The site's settings can be changed to show only particular crimes or a specific range of dates within the previous six months. Visitors to the site can sign up to receive email alerts of offenses within whatever distance range they choose of a particular address like their home, business or school.

Nebl said the fighting of misinformation comes into play when people hear either false rumors or multiple reports of the same event. They may have heard of five burglaries in their neighborhood, but the website might confirm it was only one.

While perhaps not providing the amount of detail as a newspaper police blotter on a particular crime, the website is dedicated to being comprehensive in the number of offenses and not limited by the space of a newspaper or time of a news broadcast, Nebl said.

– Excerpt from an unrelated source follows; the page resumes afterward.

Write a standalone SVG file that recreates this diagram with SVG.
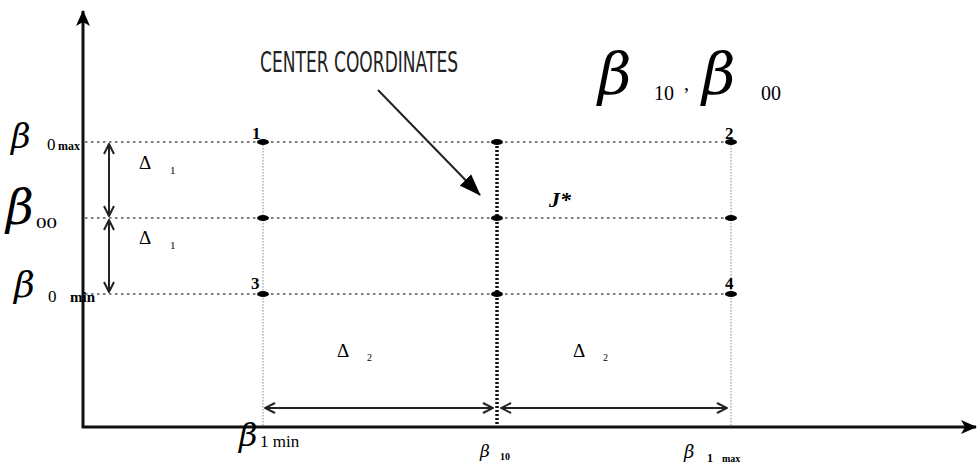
<svg xmlns="http://www.w3.org/2000/svg" width="978" height="468" viewBox="0 0 978 468">
<style>
.hdot{stroke:#555;stroke-width:1.6;stroke-dasharray:2.5 3.5;fill:none}
.vthin{stroke:#888;stroke-width:1;stroke-dasharray:1.5 1.5;fill:none}
.vthick{stroke:#111;stroke-width:3.5;stroke-dasharray:2 2;fill:none}
.axis{stroke:#111;stroke-width:3;fill:none}
.dbl{stroke:#222;stroke-width:2;fill:none}
.dot{fill:#000}
.num{font-family:"Liberation Serif",serif;font-weight:bold;font-size:17px;fill:#000}
.beta{font-family:"DejaVu Serif",serif;font-style:italic;font-weight:200;fill:#000}
.sub{font-family:"Liberation Serif",serif;fill:#000}
.delta{font-family:"Liberation Serif",serif;font-size:19px;fill:#000}
</style>
<defs>
<marker id="open" viewBox="0 0 12 12" refX="11" refY="6" markerWidth="12" markerHeight="12" markerUnits="userSpaceOnUse" orient="auto-start-reverse">
<path d="M1,1 L11,6 L1,11" fill="none" stroke="#222" stroke-width="2"/>
</marker>
<marker id="solid" viewBox="0 0 16 14" refX="15" refY="7" markerWidth="16" markerHeight="14" markerUnits="userSpaceOnUse" orient="auto">
<path d="M0,0 L16,7 L0,14 L4,7 Z" fill="#000"/>
</marker>
<marker id="solid2" viewBox="0 0 22 18" refX="21" refY="9" markerWidth="22" markerHeight="18" markerUnits="userSpaceOnUse" orient="auto">
<path d="M0,1 L22,9 L0,17 Z" fill="#000"/>
</marker>
</defs>

<g id="connectors">
<line class="axis" x1="83" y1="428" x2="83" y2="11" marker-end="url(#solid)"/>
<line class="axis" x1="82" y1="427" x2="976" y2="427" stroke="#555" marker-end="url(#solid)"/>
<line class="hdot" x1="85" y1="142" x2="735" y2="142"/>
<line class="hdot" x1="85" y1="218" x2="735" y2="218"/>
<line class="hdot" x1="85" y1="294" x2="735" y2="294"/>
<line class="vthin" x1="263" y1="142" x2="263" y2="427"/>
<line class="vthick" x1="497" y1="142" x2="497" y2="427"/>
<line class="vthin" x1="731" y1="142" x2="731" y2="427" stroke="#555" stroke-width="1.6"/>
<line class="dbl" x1="109" y1="144" x2="109" y2="216" marker-start="url(#open)" marker-end="url(#open)"/>
<line class="dbl" x1="109" y1="220" x2="109" y2="292" marker-start="url(#open)" marker-end="url(#open)"/>
<line class="dbl" x1="265" y1="408" x2="493" y2="408" marker-start="url(#open)" marker-end="url(#open)"/>
<line class="dbl" x1="501" y1="408" x2="727" y2="408" marker-start="url(#open)" marker-end="url(#open)"/>
<line x1="378" y1="90" x2="480" y2="195" stroke="#222" stroke-width="2" marker-end="url(#solid2)"/>
</g>

<g id="points">
<ellipse class="dot" cx="263" cy="142" rx="6" ry="3"/>
<ellipse class="dot" cx="497" cy="142" rx="6" ry="3"/>
<ellipse class="dot" cx="731" cy="142" rx="6" ry="3"/>
<ellipse class="dot" cx="263" cy="218" rx="6" ry="3"/>
<ellipse class="dot" cx="497" cy="218" rx="6" ry="3"/>
<ellipse class="dot" cx="731" cy="218" rx="6" ry="3"/>
<ellipse class="dot" cx="263" cy="294" rx="6" ry="3"/>
<ellipse class="dot" cx="497" cy="294" rx="6" ry="3"/>
<ellipse class="dot" cx="731" cy="294" rx="6" ry="3"/>
</g>

<g id="point-labels">
<text class="num" x="252" y="139">1</text>
<text class="num" x="725" y="139">2</text>
<text class="num" x="251" y="289">3</text>
<text class="num" x="725" y="289">4</text>
<text x="549" y="207" font-family="Liberation Serif,serif" font-weight="bold" font-style="italic" font-size="22">J*</text>
</g>

<g id="center-label">
<text x="260" y="72" font-family="DejaVu Sans,sans-serif" font-size="28" textLength="198" lengthAdjust="spacingAndGlyphs" fill="#222">CENTER COORDINATES</text>
</g>

<g id="title">
<text class="beta" x="598" y="94" font-size="58">β</text>
<text class="sub" x="654" y="100" font-size="20">10</text>
<text class="sub" x="684" y="90" font-size="20">,</text>
<text class="beta" x="702" y="94" font-size="58">β</text>
<text class="sub" x="761" y="100" font-size="20">00</text>
</g>

<g id="y-labels">
<text class="beta" x="11" y="148" font-size="34">β</text>
<text class="sub" x="47" y="150" font-size="17">0</text>
<text class="sub" x="58" y="150" font-size="12" font-weight="bold">max</text>
<text class="beta" x="6" y="224" font-size="48">β</text>
<text class="sub" x="36" y="228" font-size="14" textLength="21" lengthAdjust="spacingAndGlyphs">00</text>
<text class="beta" x="14" y="297" font-size="36">β</text>
<text class="sub" x="48" y="302" font-size="17">0</text>
<text class="sub" x="70" y="302" font-size="15" font-weight="bold">min</text>
</g>

<g id="deltas">
<text class="delta" x="139" y="169">Δ</text>
<text class="sub" x="170" y="174" font-size="11">1</text>
<text class="delta" x="139" y="244">Δ</text>
<text class="sub" x="170" y="249" font-size="11">1</text>
<text class="delta" x="337" y="357">Δ</text>
<text class="sub" x="367" y="361" font-size="10">2</text>
<text class="delta" x="573" y="357">Δ</text>
<text class="sub" x="603" y="361" font-size="10">2</text>
</g>

<g id="x-labels">
<text class="beta" x="239" y="446" font-size="32">β</text>
<text class="sub" x="260" y="447" font-size="17">1 min</text>
<text class="beta" x="480" y="457" font-size="17">β</text>
<text class="sub" x="500" y="460" font-size="10" font-weight="bold">10</text>
<text class="beta" x="684" y="458" font-size="18">β</text>
<text class="sub" x="707" y="462" font-size="12" font-weight="bold">1</text>
<text class="sub" x="722" y="462" font-size="10" font-weight="bold">max</text>
</g>
</svg>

The site is updated every 24 hours, but only confirmed crimes will be listed. Just because squad cars stop at an address doesn't mean that a crime has occurred, Nebl noted.

The use of crimemapping.com is only one way Schaumburg police have increased communications with the public this year, Nebl said. The department sends out about 50 Facebook and Twitter posts a month — even more when addressing issues such as the ongoing search for missing resident Beata Candre.

One unintended consequence of this is that some residents have reached the false conclusion that crime is going up in Schaumburg, Nebl said.

“It's going down, but we're doing a much better job reporting it to the public,” he added.

Representatives of The Omega Group could not be reached for comment Thursday.